Adaptive/Context-Sensitive Fusion: Algorithms incorporating conflict measures, adaptive weighting, or semantic priors (e.g., in mask-guided image fusion (Jiang et al., 14 Jul 2024)) provide resilience against sensor degradation, context-shifts, and evolving data scenarios.
Scalability and Computational Complexity: Some approaches (credal set fusion (Eastwood et al., 2020), exact DSmT implementations) face NP-hard optimization problems with exponentially growing state spaces, leading to trade-offs between model tightness and computational efficiency.
Generalization and Flexibility: Methods employing soft coupling and flexible factorization (PARAFAC2, CycleGAN, fuzzy integrals) are better equipped to handle real-world variance in source semantics and observational characteristics.

A plausible implication is that the increasing diversity and heterogeneity of information sources in complex environments (e.g., sensor networks, remote sensing, security systems) necessitate HSIF frameworks capable of both mathematically principled fusion and robust, scalable optimization.
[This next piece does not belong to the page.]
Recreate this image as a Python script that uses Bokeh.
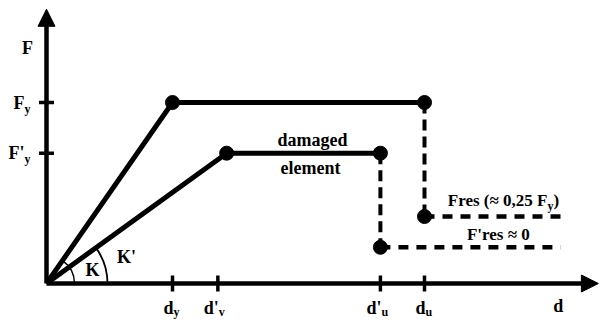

7. Implications and Future Directions

HSIF frameworks are recognized for enhancing decision support, resilience, and trustworthiness in scenarios where heterogeneous information must be integrated. The literature documents innovations in multi-agent aggregation, explainable fusion, adaptive updating under drift, and context-informed weighting, providing increasingly nuanced solutions to hard/soft fusion challenges. Current research emphasizes:

Enhanced fusion architectures leveraging both hard and soft cues for downstream tasks (e.g., semantic segmentation, anomaly detection).
Explicit quantification of uncertainty, conflict, and information quality for resilient system adaptation.
Explainable, interpretable models supporting transparent decision making in machine learning and AI pipelines.

Further directions likely include development of more scalable, efficient fusion algorithms, principled learnable representations of context and quality, and tighter integration of evidence-theoretic and neural architectures for complex, streaming, and evolving environments.